**Job:** Working from the top of the listing below, retype each line through the line containing "5.53, 6.06, 6.10];", both included, with no pictures.

**Given material:**
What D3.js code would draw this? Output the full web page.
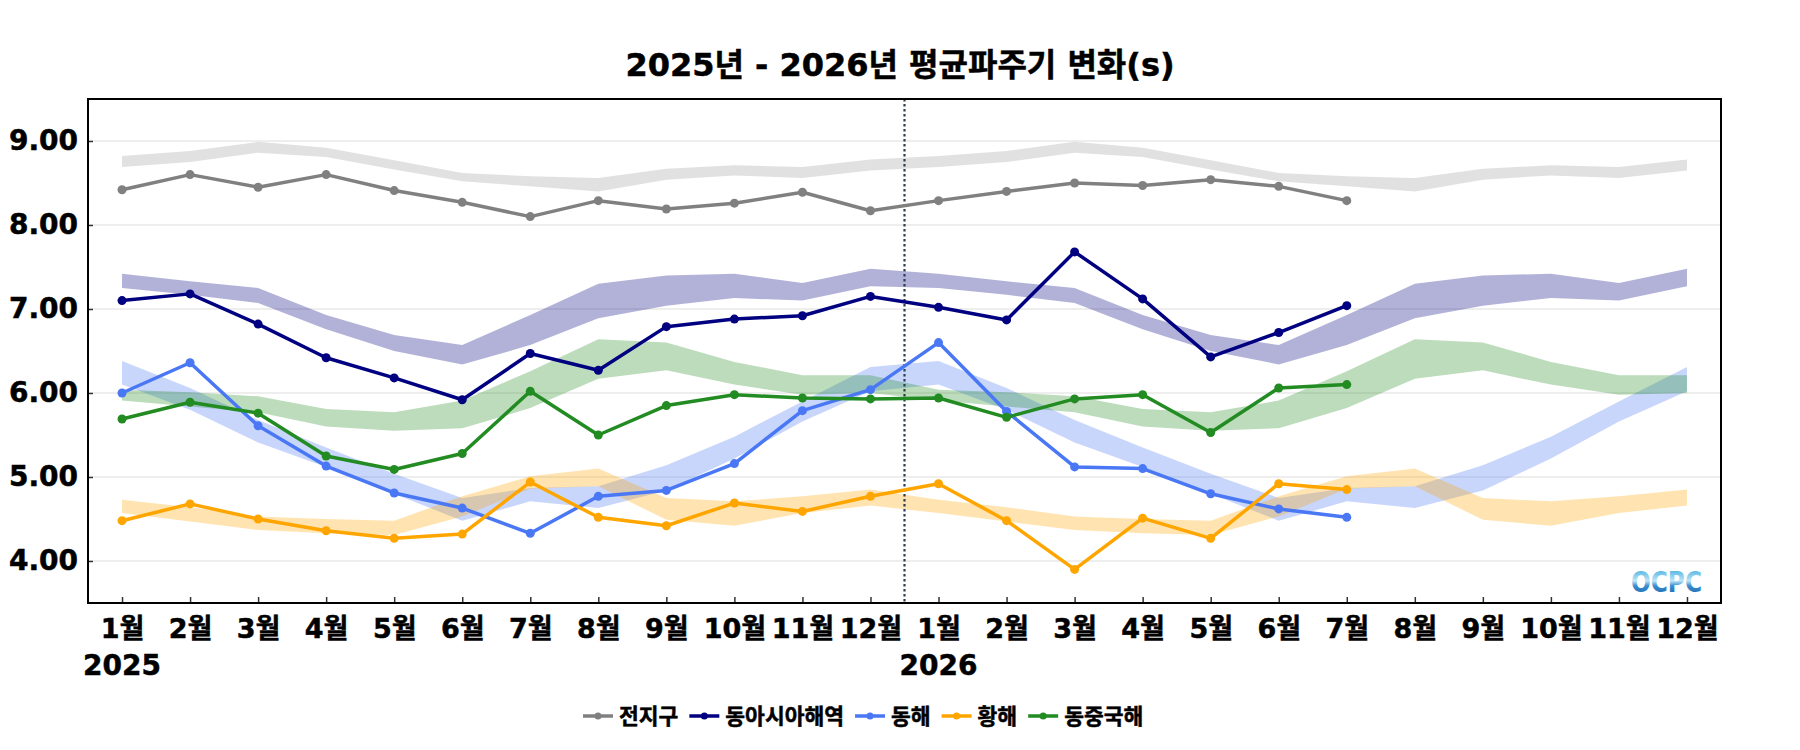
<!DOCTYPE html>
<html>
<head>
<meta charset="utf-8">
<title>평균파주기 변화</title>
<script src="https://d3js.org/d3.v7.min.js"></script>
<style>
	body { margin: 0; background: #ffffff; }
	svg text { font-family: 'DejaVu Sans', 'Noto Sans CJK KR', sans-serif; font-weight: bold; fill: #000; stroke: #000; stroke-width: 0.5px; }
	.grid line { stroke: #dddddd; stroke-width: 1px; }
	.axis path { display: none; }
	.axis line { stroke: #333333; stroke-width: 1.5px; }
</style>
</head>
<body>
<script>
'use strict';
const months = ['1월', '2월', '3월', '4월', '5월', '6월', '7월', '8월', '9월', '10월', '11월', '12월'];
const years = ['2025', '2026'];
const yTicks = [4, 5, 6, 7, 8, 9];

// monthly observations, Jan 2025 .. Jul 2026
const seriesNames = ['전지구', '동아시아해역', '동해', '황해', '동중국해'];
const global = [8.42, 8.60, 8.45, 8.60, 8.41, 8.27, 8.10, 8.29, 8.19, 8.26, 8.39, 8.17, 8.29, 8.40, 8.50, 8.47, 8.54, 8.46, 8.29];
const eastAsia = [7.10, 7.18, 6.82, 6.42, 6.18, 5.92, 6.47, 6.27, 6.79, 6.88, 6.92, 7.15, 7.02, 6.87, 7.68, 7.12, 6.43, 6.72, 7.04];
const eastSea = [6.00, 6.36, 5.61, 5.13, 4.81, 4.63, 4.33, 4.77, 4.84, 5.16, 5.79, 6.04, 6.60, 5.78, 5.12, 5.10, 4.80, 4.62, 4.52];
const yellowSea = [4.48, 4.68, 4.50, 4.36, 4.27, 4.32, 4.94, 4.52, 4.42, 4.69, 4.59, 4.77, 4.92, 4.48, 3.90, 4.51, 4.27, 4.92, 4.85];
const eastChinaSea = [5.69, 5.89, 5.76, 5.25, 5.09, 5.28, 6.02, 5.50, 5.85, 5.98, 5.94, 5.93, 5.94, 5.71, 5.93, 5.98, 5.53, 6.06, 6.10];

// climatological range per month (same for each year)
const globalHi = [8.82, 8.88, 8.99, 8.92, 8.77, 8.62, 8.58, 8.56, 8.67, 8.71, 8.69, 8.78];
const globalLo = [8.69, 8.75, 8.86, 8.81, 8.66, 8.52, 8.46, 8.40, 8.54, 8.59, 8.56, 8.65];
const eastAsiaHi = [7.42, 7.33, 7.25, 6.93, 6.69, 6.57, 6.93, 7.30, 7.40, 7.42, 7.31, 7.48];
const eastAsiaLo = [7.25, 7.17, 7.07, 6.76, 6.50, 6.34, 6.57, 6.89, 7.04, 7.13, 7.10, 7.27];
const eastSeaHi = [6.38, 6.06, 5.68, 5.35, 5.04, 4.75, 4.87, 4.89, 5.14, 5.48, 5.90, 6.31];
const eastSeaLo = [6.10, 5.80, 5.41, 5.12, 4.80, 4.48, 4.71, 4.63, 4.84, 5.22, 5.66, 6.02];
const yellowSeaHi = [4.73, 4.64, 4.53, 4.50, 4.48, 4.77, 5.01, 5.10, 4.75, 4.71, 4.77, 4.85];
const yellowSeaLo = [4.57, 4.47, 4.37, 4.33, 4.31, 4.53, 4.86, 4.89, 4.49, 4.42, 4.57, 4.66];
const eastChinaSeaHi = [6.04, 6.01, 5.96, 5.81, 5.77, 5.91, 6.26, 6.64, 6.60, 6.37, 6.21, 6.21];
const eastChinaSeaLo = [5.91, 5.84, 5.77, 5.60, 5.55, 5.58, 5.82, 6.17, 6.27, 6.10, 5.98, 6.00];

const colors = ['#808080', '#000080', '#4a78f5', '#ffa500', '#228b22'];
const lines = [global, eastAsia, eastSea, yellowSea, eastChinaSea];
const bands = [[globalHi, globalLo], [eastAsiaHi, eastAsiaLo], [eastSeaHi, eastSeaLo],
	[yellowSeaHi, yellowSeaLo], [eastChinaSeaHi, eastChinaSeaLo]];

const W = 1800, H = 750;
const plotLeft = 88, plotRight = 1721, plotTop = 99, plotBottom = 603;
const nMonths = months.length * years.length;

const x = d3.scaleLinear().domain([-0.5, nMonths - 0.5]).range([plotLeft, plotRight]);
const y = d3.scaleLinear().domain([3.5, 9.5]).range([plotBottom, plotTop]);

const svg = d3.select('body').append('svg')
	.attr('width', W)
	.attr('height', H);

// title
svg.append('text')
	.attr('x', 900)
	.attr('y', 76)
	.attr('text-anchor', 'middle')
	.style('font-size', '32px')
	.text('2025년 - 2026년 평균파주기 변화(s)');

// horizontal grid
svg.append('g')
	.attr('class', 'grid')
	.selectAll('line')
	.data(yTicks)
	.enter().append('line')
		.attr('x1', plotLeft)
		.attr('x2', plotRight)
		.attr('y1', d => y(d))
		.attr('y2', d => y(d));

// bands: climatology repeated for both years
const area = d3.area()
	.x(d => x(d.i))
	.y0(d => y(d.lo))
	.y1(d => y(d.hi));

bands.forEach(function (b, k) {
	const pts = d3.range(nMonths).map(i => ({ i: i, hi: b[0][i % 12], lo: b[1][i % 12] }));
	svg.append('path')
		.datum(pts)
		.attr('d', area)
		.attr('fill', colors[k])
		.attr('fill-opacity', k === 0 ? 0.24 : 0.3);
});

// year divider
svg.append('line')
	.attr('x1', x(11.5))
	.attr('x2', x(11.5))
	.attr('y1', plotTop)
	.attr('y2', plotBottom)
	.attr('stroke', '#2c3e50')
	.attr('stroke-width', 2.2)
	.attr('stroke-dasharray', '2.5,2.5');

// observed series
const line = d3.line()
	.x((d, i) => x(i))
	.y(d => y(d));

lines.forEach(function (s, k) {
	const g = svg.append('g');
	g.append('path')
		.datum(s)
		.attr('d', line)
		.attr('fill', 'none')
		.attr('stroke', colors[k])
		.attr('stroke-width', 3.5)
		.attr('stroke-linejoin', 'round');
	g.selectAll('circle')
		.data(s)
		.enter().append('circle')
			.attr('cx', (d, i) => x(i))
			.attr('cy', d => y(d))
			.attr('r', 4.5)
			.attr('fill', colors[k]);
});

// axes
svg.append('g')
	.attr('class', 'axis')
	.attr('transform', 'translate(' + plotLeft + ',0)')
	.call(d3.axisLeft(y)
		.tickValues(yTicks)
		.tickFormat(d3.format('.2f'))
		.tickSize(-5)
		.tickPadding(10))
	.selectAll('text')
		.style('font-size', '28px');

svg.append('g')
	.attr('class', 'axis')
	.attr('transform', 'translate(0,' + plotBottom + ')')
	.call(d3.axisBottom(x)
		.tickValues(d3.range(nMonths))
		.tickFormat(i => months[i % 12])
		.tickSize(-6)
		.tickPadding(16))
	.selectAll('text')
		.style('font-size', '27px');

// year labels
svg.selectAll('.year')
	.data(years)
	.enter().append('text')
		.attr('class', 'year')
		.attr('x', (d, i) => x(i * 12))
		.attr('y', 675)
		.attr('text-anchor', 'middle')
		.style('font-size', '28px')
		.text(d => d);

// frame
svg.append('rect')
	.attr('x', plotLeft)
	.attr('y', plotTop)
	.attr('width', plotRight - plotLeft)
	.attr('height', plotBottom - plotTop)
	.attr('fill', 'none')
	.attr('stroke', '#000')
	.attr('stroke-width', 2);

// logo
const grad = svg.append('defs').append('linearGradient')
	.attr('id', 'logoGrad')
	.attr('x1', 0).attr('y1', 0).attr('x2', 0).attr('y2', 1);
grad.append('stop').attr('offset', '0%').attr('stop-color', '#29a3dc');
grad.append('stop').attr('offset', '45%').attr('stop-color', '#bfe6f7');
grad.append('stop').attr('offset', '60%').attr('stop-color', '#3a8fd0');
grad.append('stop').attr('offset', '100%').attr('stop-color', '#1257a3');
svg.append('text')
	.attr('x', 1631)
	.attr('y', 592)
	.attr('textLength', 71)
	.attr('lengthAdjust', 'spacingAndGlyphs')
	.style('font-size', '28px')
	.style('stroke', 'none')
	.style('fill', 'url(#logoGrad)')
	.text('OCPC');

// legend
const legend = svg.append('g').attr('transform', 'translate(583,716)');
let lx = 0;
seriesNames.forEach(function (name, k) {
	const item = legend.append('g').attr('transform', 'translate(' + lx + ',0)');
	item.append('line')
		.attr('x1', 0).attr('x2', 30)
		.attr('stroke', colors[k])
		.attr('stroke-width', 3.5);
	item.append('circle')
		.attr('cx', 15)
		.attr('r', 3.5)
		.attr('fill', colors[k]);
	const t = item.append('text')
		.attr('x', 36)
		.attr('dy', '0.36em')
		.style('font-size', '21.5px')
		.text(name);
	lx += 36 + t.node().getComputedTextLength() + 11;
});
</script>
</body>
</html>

**Task answer:**
What D3.js code would draw this? Output the full web page.
<!DOCTYPE html>
<html>
<head>
<meta charset="utf-8">
<title>평균파주기 변화</title>
<script src="https://d3js.org/d3.v7.min.js"></script>
<style>
	body { margin: 0; background: #ffffff; }
	svg text { font-family: 'DejaVu Sans', 'Noto Sans CJK KR', sans-serif; font-weight: bold; fill: #000; stroke: #000; stroke-width: 0.5px; }
	.grid line { stroke: #dddddd; stroke-width: 1px; }
	.axis path { display: none; }
	.axis line { stroke: #333333; stroke-width: 1.5px; }
</style>
</head>
<body>
<script>
'use strict';
const months = ['1월', '2월', '3월', '4월', '5월', '6월', '7월', '8월', '9월', '10월', '11월', '12월'];
const years = ['2025', '2026'];
const yTicks = [4, 5, 6, 7, 8, 9];

// monthly observations, Jan 2025 .. Jul 2026
const seriesNames = ['전지구', '동아시아해역', '동해', '황해', '동중국해'];
const global = [8.42, 8.60, 8.45, 8.60, 8.41, 8.27, 8.10, 8.29, 8.19, 8.26, 8.39, 8.17, 8.29, 8.40, 8.50, 8.47, 8.54, 8.46, 8.29];
const eastAsia = [7.10, 7.18, 6.82, 6.42, 6.18, 5.92, 6.47, 6.27, 6.79, 6.88, 6.92, 7.15, 7.02, 6.87, 7.68, 7.12, 6.43, 6.72, 7.04];
const eastSea = [6.00, 6.36, 5.61, 5.13, 4.81, 4.63, 4.33, 4.77, 4.84, 5.16, 5.79, 6.04, 6.60, 5.78, 5.12, 5.10, 4.80, 4.62, 4.52];
const yellowSea = [4.48, 4.68, 4.50, 4.36, 4.27, 4.32, 4.94, 4.52, 4.42, 4.69, 4.59, 4.77, 4.92, 4.48, 3.90, 4.51, 4.27, 4.92, 4.85];
const eastChinaSea = [5.69, 5.89, 5.76, 5.25, 5.09, 5.28, 6.02, 5.50, 5.85, 5.98, 5.94, 5.93, 5.94, 5.71, 5.93, 5.98, 5.53, 6.06, 6.10];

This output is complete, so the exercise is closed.